STATED PROBLEM: Copy out all lines that hold "this".

WORKING DATA:
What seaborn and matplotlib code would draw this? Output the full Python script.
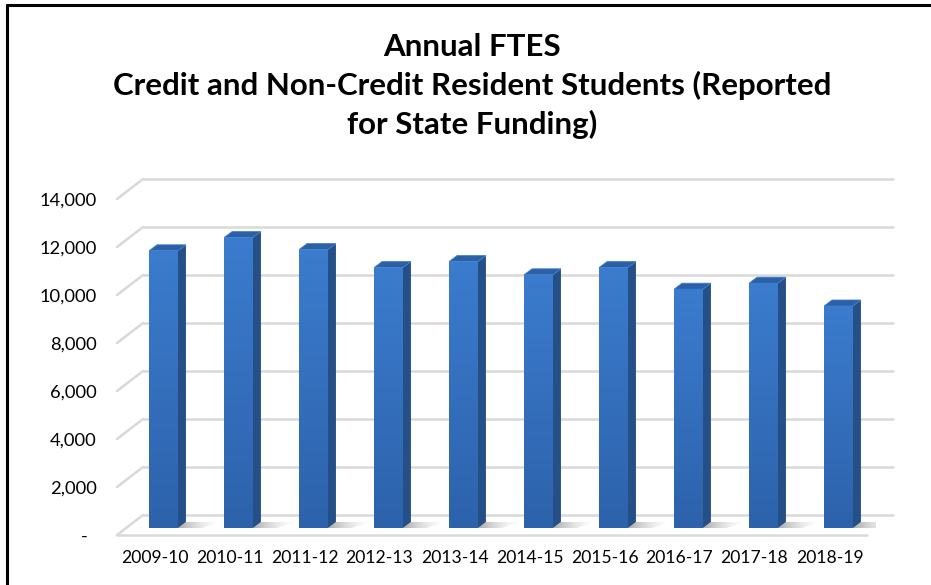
import numpy as np
import matplotlib
matplotlib.use("Agg")
import matplotlib.pyplot as plt
import matplotlib.transforms as mtransforms
from matplotlib.patches import Polygon
from matplotlib.lines import Line2D
import seaborn as sns
import pandas as pd

# Annual FTES by academic year
years = ["2009-10", "2010-11", "2011-12", "2012-13", "2013-14",
         "2014-15", "2015-16", "2016-17", "2017-18", "2018-19"]
ftes = [11550, 12100, 11600, 10850, 11100, 10550, 10850, 9950, 10200, 9250]
y_ticks = [0, 2000, 4000, 6000, 8000, 10000, 12000, 14000]
title_lines = ["Annual FTES",
               "Credit and Non-Credit Resident Students (Reported",
               "for State Funding)"]

sns.set_theme(style="white")
plt.rcParams["font.family"] = ["Lato", "DejaVu Sans"]

W, H = 931, 585
fig = plt.figure(figsize=(W / 100, H / 100), dpi=100)
fig.patch.set_facecolor("white")
ax = fig.add_axes([126 / W, 57 / H, 750 / W, 336 / H])

df = pd.DataFrame({"year": years, "ftes": ftes})
sns.barplot(data=df, x="year", y="ftes", color="#3573c3", saturation=1,
            width=0.385, ax=ax, zorder=4, linewidth=0)

ax.set_xlim(-0.5, len(years) - 0.5)
ax.set_ylim(0, 14000)
ax.set_xlabel("")
ax.set_ylabel("")
for s in ax.spines.values():
    s.set_visible(False)
ax.patch.set_alpha(0)


def px(dx, dy):
    """Convert a pixel offset into a data-space offset."""
    inv = ax.transData.inverted()
    a = inv.transform((0, 0))
    b = inv.transform((dx, dy))
    return b - a


# depth of the back wall, the bar bodies and the front floor edge (pixels)
bx, by = px(17, 13)
dx, dy = px(8, 6)
fx, fy = px(-9, -7)
x0, x1 = ax.get_xlim()

grid_c = "#d9d9d9"
for v in y_ticks:
    ax.add_line(Line2D([x0 + bx, x1 + bx], [v + by, v + by], color=grid_c,
                       lw=1.8, zorder=1, clip_on=False))
    ax.add_line(Line2D([x0 + fx, x0 + bx], [v + fy, v + by], color=grid_c,
                       lw=1.8, zorder=1, clip_on=False))
# front edge of the floor
ax.add_line(Line2D([x0 + fx, x1 + fx], [fy, fy], color=grid_c, lw=1.8,
                   zorder=1, clip_on=False))

# vertical gradient for the front faces
grad = np.linspace(0, 1, 256).reshape(-1, 1)
cmap_front = matplotlib.colors.LinearSegmentedColormap.from_list(
    "front", ["#2d62ab", "#3b7cce"])
cmap_shadow = matplotlib.colors.LinearSegmentedColormap.from_list(
    "shadow", [(0.55, 0.55, 0.55, 0.75), (0.85, 0.85, 0.85, 0.0)])

for bar in list(ax.patches):
    x = bar.get_x()
    w = bar.get_width()
    h = bar.get_height()
    img = ax.imshow(grad, extent=(x, x + w, 0, h), origin="lower",
                    cmap=cmap_front, aspect="auto", zorder=4.5,
                    interpolation="bilinear")
    img.set_clip_path(bar)
    # side face
    side = Polygon([(x + w, 0), (x + w + dx, dy), (x + w + dx, h + dy),
                    (x + w, h)], closed=True, facecolor="#254f87",
                   edgecolor="none", zorder=4, clip_on=False)
    ax.add_patch(side)
    # top face
    top = Polygon([(x, h), (x + w, h), (x + w + dx, h + dy), (x + dx, h + dy)],
                  closed=True, facecolor="#2b5fa6", edgecolor="#3f7fcf",
                  lw=0.6, zorder=4.6, clip_on=False)
    ax.add_patch(top)
    # soft shadow on the floor
    sdx, sdy = px(34, 0)
    shadow = Polygon([(x + w, 0), (x + w + dx, dy), (x + w + dx + sdx, dy),
                      (x + w + sdx * 0.7, 0)], closed=True, facecolor="none",
                     edgecolor="none", zorder=2, clip_on=False)
    ax.add_patch(shadow)
    shimg = ax.imshow(np.linspace(0, 1, 256).reshape(1, -1),
                      extent=(x + w, x + w + dx + sdx, 0, dy), origin="lower",
                      cmap=cmap_shadow, aspect="auto", zorder=2,
                      interpolation="bilinear")
    shimg.set_clip_path(shadow)

ax.set_xlim(x0, x1)
ax.set_ylim(0, 14000)

# tick labels sit on the front plane of the floor
shift = mtransforms.ScaledTranslation(-9 / 100, -7 / 100, fig.dpi_scale_trans)
ax.set_yticks(y_ticks)
ax.set_yticklabels(["-  " if v == 0 else f"{v:,}" for v in y_ticks])
ax.tick_params(axis="y", length=0, pad=14.4, labelsize=13.2, labelcolor="black")
ax.tick_params(axis="x", length=0, pad=11, labelsize=12.6, labelcolor="black")
for lab in ax.get_yticklabels() + ax.get_xticklabels():
    lab.set_transform(lab.get_transform() + shift)

fig.text(472 / W, 1 - 86 / H, "\n".join(title_lines), ha="center",
         va="center", fontsize=22.5, fontweight="bold", linespacing=1.4,
         color="black")

# chart frame
fig.add_artist(Line2D([7 / W, 1], [1 - 4.5 / H, 1 - 4.5 / H], color="black",
                      lw=2.2, transform=fig.transFigure))
fig.add_artist(Line2D([7 / W, 7 / W], [0, 1 - 4.5 / H], color="black",
                      lw=2.2, transform=fig.transFigure))

fig.savefig("out.png", dpi=100, facecolor="white")
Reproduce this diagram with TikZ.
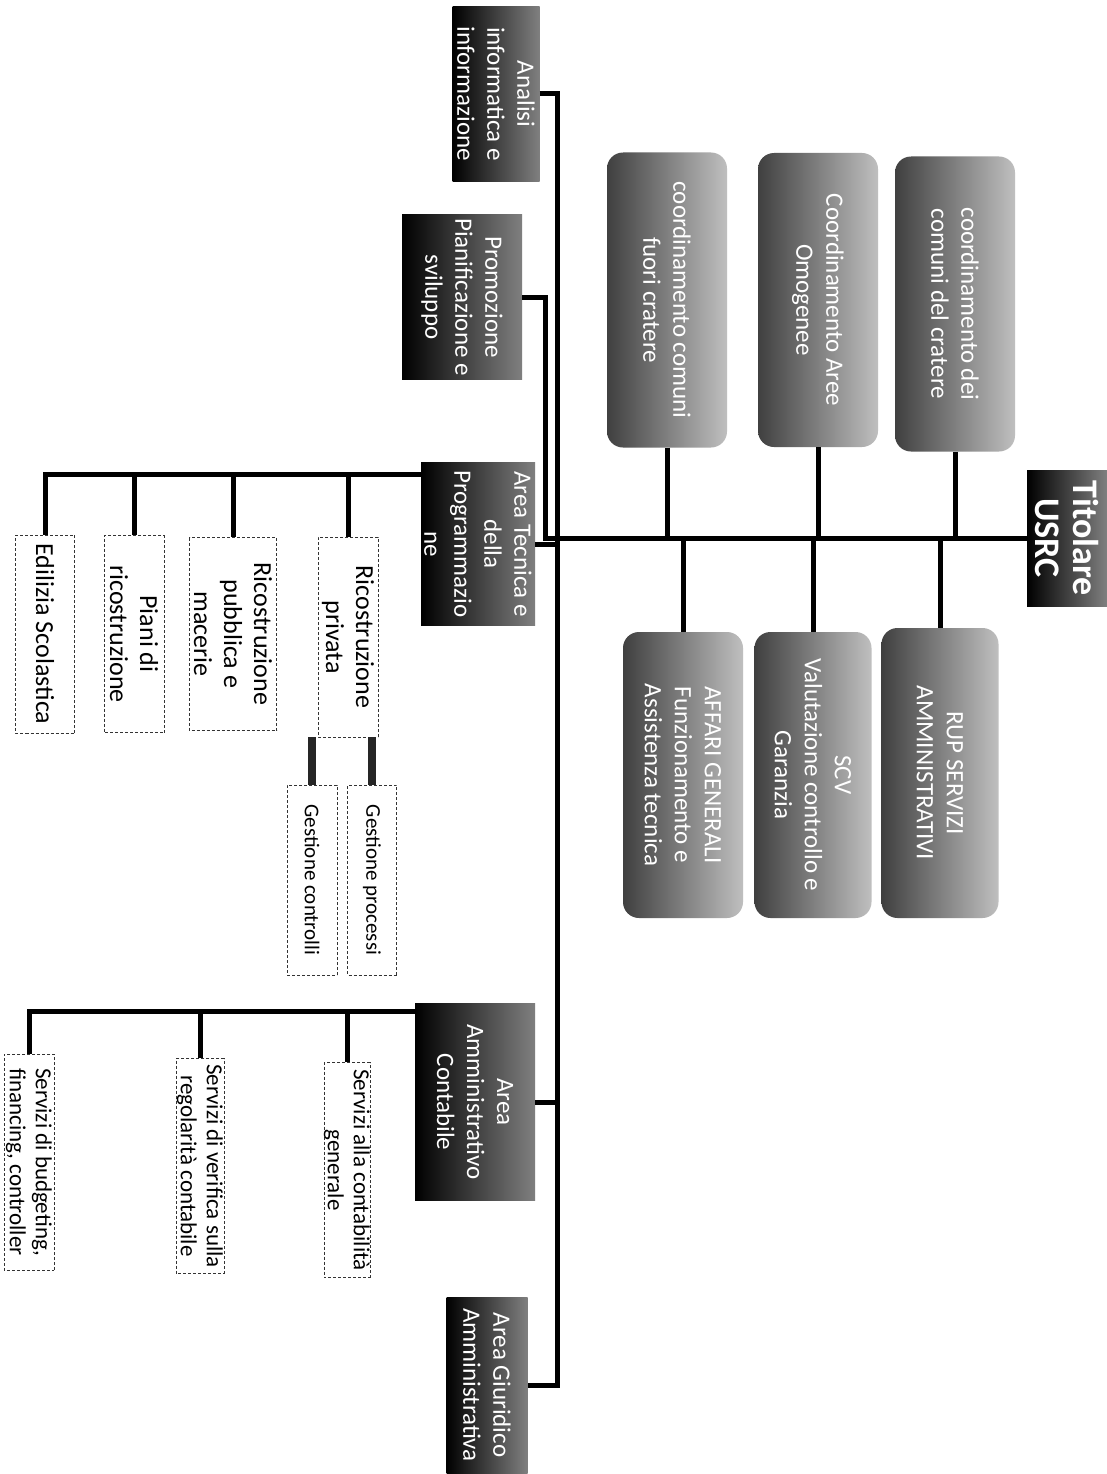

EXPECTED ANSWER:
What seaborn and matplotlib code would draw this? Output the full Python script.
Reproduce this diagram with TikZ.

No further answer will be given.